• Exercise
Reproduce all the entries exactly and keep the pictures out.

Records with drawing code:
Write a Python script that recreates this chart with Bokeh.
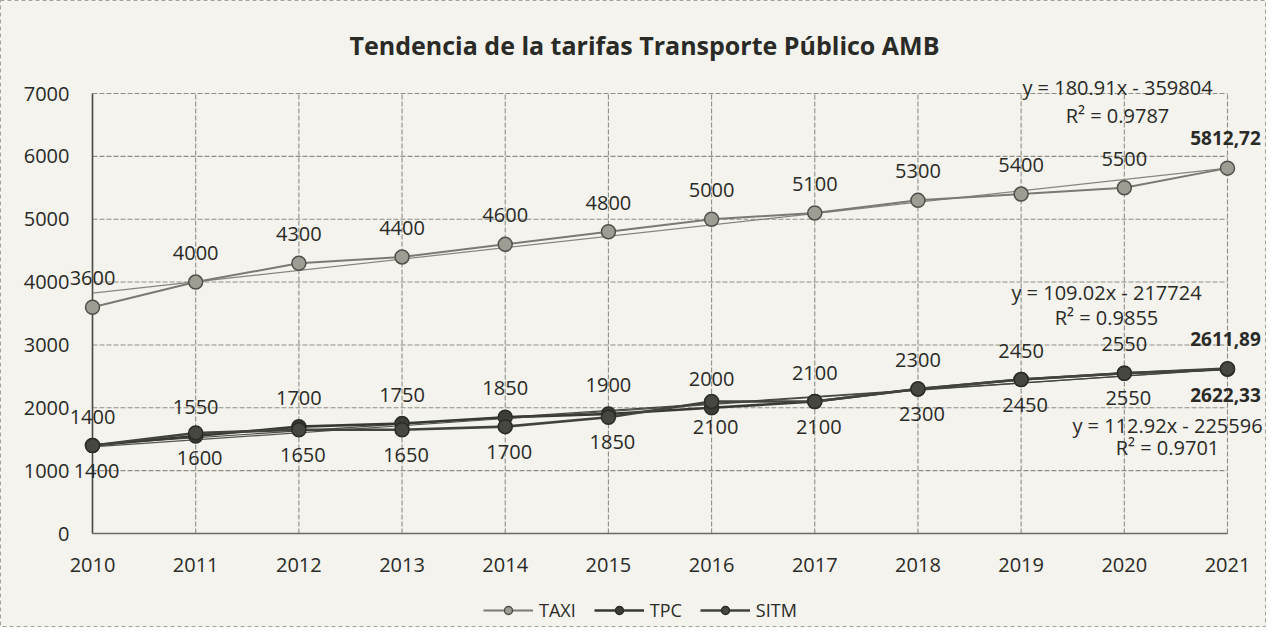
import numpy as np
from bokeh.plotting import figure
from bokeh.models import (ColumnDataSource, LabelSet, Label, Legend, LegendItem, Range1d)
from bokeh.core.properties import value
from bokeh.embed import file_html
from bokeh.resources import INLINE

# ---------------- data ----------------
years = [2010, 2011, 2012, 2013, 2014, 2015, 2016, 2017, 2018, 2019, 2020, 2021]
taxi = [3600, 4000, 4300, 4400, 4600, 4800, 5000, 5100, 5300, 5400, 5500, 5812.72]
tpc = [1400, 1550, 1700, 1750, 1850, 1900, 2000, 2100, 2300, 2450, 2550, 2611.89]
sitm = [1400, 1600, 1650, 1650, 1700, 1850, 2100, 2100, 2300, 2450, 2550, 2622.33]
series_names = ["TAXI", "TPC", "SITM"]
trend_eqs = ["y = 180.91x - 359804", "y = 109.02x - 217724", "y = 112.92x - 225596"]
trend_r2 = ["R² = 0.9787", "R² = 0.9855", "R² = 0.9701"]
title_text = "Tendencia de la tarifas Transporte Público AMB"
y_ticks = [0, 1000, 2000, 3000, 4000, 5000, 6000, 7000]

# ---------------- style / layout ----------------
BG = "#f4f3ee"
TXT = "#2a2a26"
GRID = "#8e8d86"
FONT_NAME = "Open Sans"
FONT = value(FONT_NAME)
FS = "20px"
series_style = {
    "TAXI": dict(line="#7a7a72", fill="#9d9d94", outline="#50504b", lw=2.0),
    "TPC": dict(line="#393934", fill="#3d3d38", outline="#2a2a26", lw=2.6),
    "SITM": dict(line="#43433e", fill="#474742", outline="#2a2a26", lw=2.6),
}

W, H = 1266, 627
X0_PX, X1_PX = 92, 1227      # canvas px of first / last year
YT_PX, YB_PX = 93, 533       # canvas px of top / bottom tick
sx = (X1_PX - X0_PX) / (years[-1] - years[0])
sy = (YB_PX - YT_PX) / (y_ticks[-1] - y_ticks[0])
x_range = Range1d(years[0] - X0_PX / sx, years[-1] + (W - X1_PX) / sx)
y_range = Range1d(y_ticks[0] - (H - YB_PX) / sy, y_ticks[-1] + YT_PX / sy)


def X(px):
    return x_range.start + px / sx


def Y(py):
    return y_range.end - py / sy


def fmt(v):
    if float(v).is_integer():
        return str(int(v))
    return f"{v:.2f}".replace(".", ",")


p = figure(width=W, height=H, x_range=x_range, y_range=y_range,
           x_axis_type=None, y_axis_type=None,
           output_backend="svg", toolbar_location=None,
           min_border=0, background_fill_color=BG, border_fill_color=BG)
p.grid.visible = False
p.outline_line_color = "#a3a29b"
p.outline_line_dash = "4 3"

# gridlines
p.segment(x0=years[0], x1=years[-1], y0=y_ticks, y1=y_ticks,
          line_color=GRID, line_width=1.1, line_dash="5 2")
p.segment(x0=years, x1=years, y0=y_ticks[0], y1=y_ticks[-1],
          line_color=GRID, line_width=1.1, line_dash="5 2")
# axis lines
p.segment(x0=[years[0]], x1=[years[0]], y0=[y_ticks[0]], y1=[y_ticks[-1]],
          line_color="#4a4a45", line_width=1.6)
p.segment(x0=[years[0]], x1=[years[-1]], y0=[y_ticks[0]], y1=[y_ticks[0]],
          line_color="#6a6a64", line_width=1.3)

# tick labels
ytl = ColumnDataSource(dict(x=[years[0]] * len(y_ticks), y=y_ticks, t=[str(v) for v in y_ticks]))
p.add_layout(LabelSet(x="x", y="y", text="t", source=ytl, x_offset=-23,
                      text_align="right", text_baseline="middle",
                      text_font=FONT, text_font_size=FS, text_color=TXT))
xtl = ColumnDataSource(dict(x=years, y=[y_ticks[0]] * len(years), t=[str(v) for v in years]))
p.add_layout(LabelSet(x="x", y="y", text="t", source=xtl, y_offset=-31,
                      text_align="center", text_baseline="middle",
                      text_font=FONT, text_font_size=FS, text_color=TXT))

# title
p.add_layout(Label(x=X(644), y=Y(44), text=title_text, text_align="center",
                   text_baseline="middle", text_font=FONT_NAME, text_font_size="25px",
                   text_font_style="bold", text_color=TXT))

data = {"TAXI": taxi, "TPC": tpc, "SITM": sitm}
label_side = {"TAXI": 1, "TPC": 1, "SITM": -1}
legend_items = []

xs = np.array(years, dtype=float)
for name in series_names:
    vals = data[name]
    st = series_style[name]
    # linear trendline fitted to the series
    k, b = np.polyfit(xs, np.array(vals, dtype=float), 1)
    p.line([xs[0], xs[-1]], [k * xs[0] + b, k * xs[-1] + b],
           line_color=st["line"], line_width=1.2, line_alpha=0.9)
    r_line = p.line(years, vals, line_color=st["line"], line_width=st["lw"])
    r_pts = p.scatter(years, vals, size=14, marker="circle", fill_color=st["fill"],
                      line_color=st["outline"], line_width=1.5)
    legend_items.append(LegendItem(label=name, renderers=[r_line, r_pts]))

    side = label_side[name]
    src = ColumnDataSource(dict(x=years[:-1], y=vals[:-1], t=[fmt(v) for v in vals[:-1]]))
    p.add_layout(LabelSet(x="x", y="y", text="t", source=src,
                          y_offset=29 if side > 0 else -25,
                          x_offset=0 if side > 0 else 4,
                          text_align="center", text_baseline="middle",
                          text_font=FONT, text_font_size=FS, text_color=TXT))
    src_last = ColumnDataSource(dict(x=years[-1:], y=vals[-1:], t=[fmt(vals[-1])]))
    p.add_layout(LabelSet(x="x", y="y", text="t", source=src_last,
                          y_offset=30 if side > 0 else -26, x_offset=-2,
                          text_align="center", text_baseline="middle",
                          text_font=FONT, text_font_size="19px", text_font_style="bold",
                          text_color=TXT))

# trendline equation labels (px of line centres)
eq_pos = [(1117, 87, 115), (1106, 292, 317), (1167, 425, 447)]
for (ex, ey1, ey2), eq, r2 in zip(eq_pos, trend_eqs, trend_r2):
    for txt, ey in ((eq, ey1), (r2, ey2)):
        p.add_layout(Label(x=X(ex), y=Y(ey), text=txt, text_align="center",
                           text_baseline="middle", text_font=FONT_NAME, text_font_size=FS,
                           text_color=TXT))

legend = Legend(items=legend_items, orientation="horizontal", location=(479, 1),
                background_fill_alpha=0, border_line_alpha=0,
                label_text_font=FONT_NAME, label_text_font_size="18px", label_text_color=TXT,
                glyph_width=50, glyph_height=20, spacing=18, label_standoff=6,
                margin=0, padding=4)
p.add_layout(legend, "center")

open("out.html", "w").write(file_html(p, INLINE))
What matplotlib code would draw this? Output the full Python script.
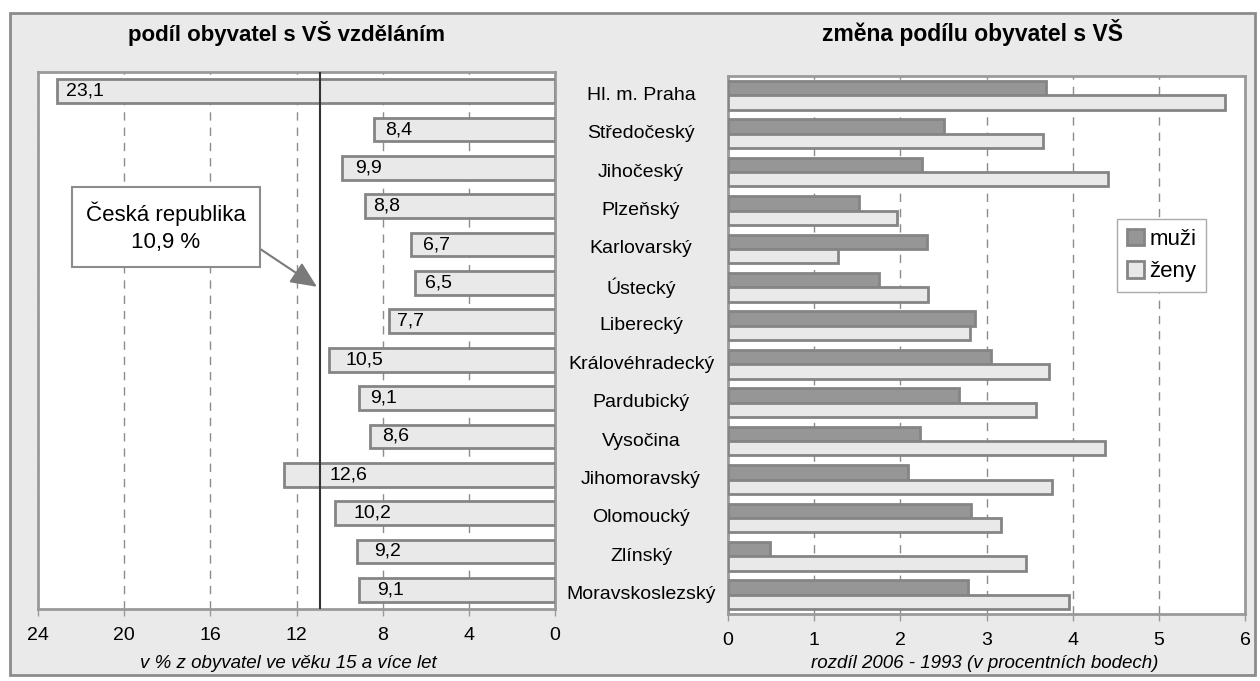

• Correct result
Write a Python script that recreates this chart with Bokeh.
import numpy as np
from bokeh.plotting import figure
from bokeh.models import (ColumnDataSource, LabelSet, Label, Legend, LegendItem, Range1d)
from bokeh.core.properties import value
from bokeh.embed import file_html
from bokeh.resources import INLINE

# ---------------- data ----------------
years = [2010, 2011, 2012, 2013, 2014, 2015, 2016, 2017, 2018, 2019, 2020, 2021]
taxi = [3600, 4000, 4300, 4400, 4600, 4800, 5000, 5100, 5300, 5400, 5500, 5812.72]
tpc = [1400, 1550, 1700, 1750, 1850, 1900, 2000, 2100, 2300, 2450, 2550, 2611.89]
sitm = [1400, 1600, 1650, 1650, 1700, 1850, 2100, 2100, 2300, 2450, 2550, 2622.33]
series_names = ["TAXI", "TPC", "SITM"]
trend_eqs = ["y = 180.91x - 359804", "y = 109.02x - 217724", "y = 112.92x - 225596"]
trend_r2 = ["R² = 0.9787", "R² = 0.9855", "R² = 0.9701"]
title_text = "Tendencia de la tarifas Transporte Público AMB"
y_ticks = [0, 1000, 2000, 3000, 4000, 5000, 6000, 7000]

# ---------------- style / layout ----------------
BG = "#f4f3ee"
TXT = "#2a2a26"
GRID = "#8e8d86"
FONT_NAME = "Open Sans"
FONT = value(FONT_NAME)
FS = "20px"
series_style = {
    "TAXI": dict(line="#7a7a72", fill="#9d9d94", outline="#50504b", lw=2.0),
    "TPC": dict(line="#393934", fill="#3d3d38", outline="#2a2a26", lw=2.6),
    "SITM": dict(line="#43433e", fill="#474742", outline="#2a2a26", lw=2.6),
}

W, H = 1266, 627
X0_PX, X1_PX = 92, 1227      # canvas px of first / last year
YT_PX, YB_PX = 93, 533       # canvas px of top / bottom tick
sx = (X1_PX - X0_PX) / (years[-1] - years[0])
sy = (YB_PX - YT_PX) / (y_ticks[-1] - y_ticks[0])
x_range = Range1d(years[0] - X0_PX / sx, years[-1] + (W - X1_PX) / sx)
y_range = Range1d(y_ticks[0] - (H - YB_PX) / sy, y_ticks[-1] + YT_PX / sy)


def X(px):
    return x_range.start + px / sx


def Y(py):
    return y_range.end - py / sy


def fmt(v):
    if float(v).is_integer():
        return str(int(v))
    return f"{v:.2f}".replace(".", ",")


p = figure(width=W, height=H, x_range=x_range, y_range=y_range,
           x_axis_type=None, y_axis_type=None,
           output_backend="svg", toolbar_location=None,
           min_border=0, background_fill_color=BG, border_fill_color=BG)
p.grid.visible = False
p.outline_line_color = "#a3a29b"
p.outline_line_dash = "4 3"

# gridlines
p.segment(x0=years[0], x1=years[-1], y0=y_ticks, y1=y_ticks,
          line_color=GRID, line_width=1.1, line_dash="5 2")
p.segment(x0=years, x1=years, y0=y_ticks[0], y1=y_ticks[-1],
          line_color=GRID, line_width=1.1, line_dash="5 2")
# axis lines
p.segment(x0=[years[0]], x1=[years[0]], y0=[y_ticks[0]], y1=[y_ticks[-1]],
          line_color="#4a4a45", line_width=1.6)
p.segment(x0=[years[0]], x1=[years[-1]], y0=[y_ticks[0]], y1=[y_ticks[0]],
          line_color="#6a6a64", line_width=1.3)

# tick labels
ytl = ColumnDataSource(dict(x=[years[0]] * len(y_ticks), y=y_ticks, t=[str(v) for v in y_ticks]))
p.add_layout(LabelSet(x="x", y="y", text="t", source=ytl, x_offset=-23,
                      text_align="right", text_baseline="middle",
                      text_font=FONT, text_font_size=FS, text_color=TXT))
xtl = ColumnDataSource(dict(x=years, y=[y_ticks[0]] * len(years), t=[str(v) for v in years]))
p.add_layout(LabelSet(x="x", y="y", text="t", source=xtl, y_offset=-31,
                      text_align="center", text_baseline="middle",
                      text_font=FONT, text_font_size=FS, text_color=TXT))

# title
p.add_layout(Label(x=X(644), y=Y(44), text=title_text, text_align="center",
                   text_baseline="middle", text_font=FONT_NAME, text_font_size="25px",
                   text_font_style="bold", text_color=TXT))

data = {"TAXI": taxi, "TPC": tpc, "SITM": sitm}
label_side = {"TAXI": 1, "TPC": 1, "SITM": -1}
legend_items = []

xs = np.array(years, dtype=float)
for name in series_names:
    vals = data[name]
    st = series_style[name]
    # linear trendline fitted to the series
    k, b = np.polyfit(xs, np.array(vals, dtype=float), 1)
    p.line([xs[0], xs[-1]], [k * xs[0] + b, k * xs[-1] + b],
           line_color=st["line"], line_width=1.2, line_alpha=0.9)
    r_line = p.line(years, vals, line_color=st["line"], line_width=st["lw"])
    r_pts = p.scatter(years, vals, size=14, marker="circle", fill_color=st["fill"],
                      line_color=st["outline"], line_width=1.5)
    legend_items.append(LegendItem(label=name, renderers=[r_line, r_pts]))

    side = label_side[name]
    src = ColumnDataSource(dict(x=years[:-1], y=vals[:-1], t=[fmt(v) for v in vals[:-1]]))
    p.add_layout(LabelSet(x="x", y="y", text="t", source=src,
                          y_offset=29 if side > 0 else -25,
                          x_offset=0 if side > 0 else 4,
                          text_align="center", text_baseline="middle",
                          text_font=FONT, text_font_size=FS, text_color=TXT))
    src_last = ColumnDataSource(dict(x=years[-1:], y=vals[-1:], t=[fmt(vals[-1])]))
    p.add_layout(LabelSet(x="x", y="y", text="t", source=src_last,
                          y_offset=30 if side > 0 else -26, x_offset=-2,
                          text_align="center", text_baseline="middle",
                          text_font=FONT, text_font_size="19px", text_font_style="bold",
                          text_color=TXT))

# trendline equation labels (px of line centres)
eq_pos = [(1117, 87, 115), (1106, 292, 317), (1167, 425, 447)]
for (ex, ey1, ey2), eq, r2 in zip(eq_pos, trend_eqs, trend_r2):
    for txt, ey in ((eq, ey1), (r2, ey2)):
        p.add_layout(Label(x=X(ex), y=Y(ey), text=txt, text_align="center",
                           text_baseline="middle", text_font=FONT_NAME, text_font_size=FS,
                           text_color=TXT))

legend = Legend(items=legend_items, orientation="horizontal", location=(479, 1),
                background_fill_alpha=0, border_line_alpha=0,
                label_text_font=FONT_NAME, label_text_font_size="18px", label_text_color=TXT,
                glyph_width=50, glyph_height=20, spacing=18, label_standoff=6,
                margin=0, padding=4)
p.add_layout(legend, "center")

open("out.html", "w").write(file_html(p, INLINE))
What matplotlib code would draw this? Output the full Python script.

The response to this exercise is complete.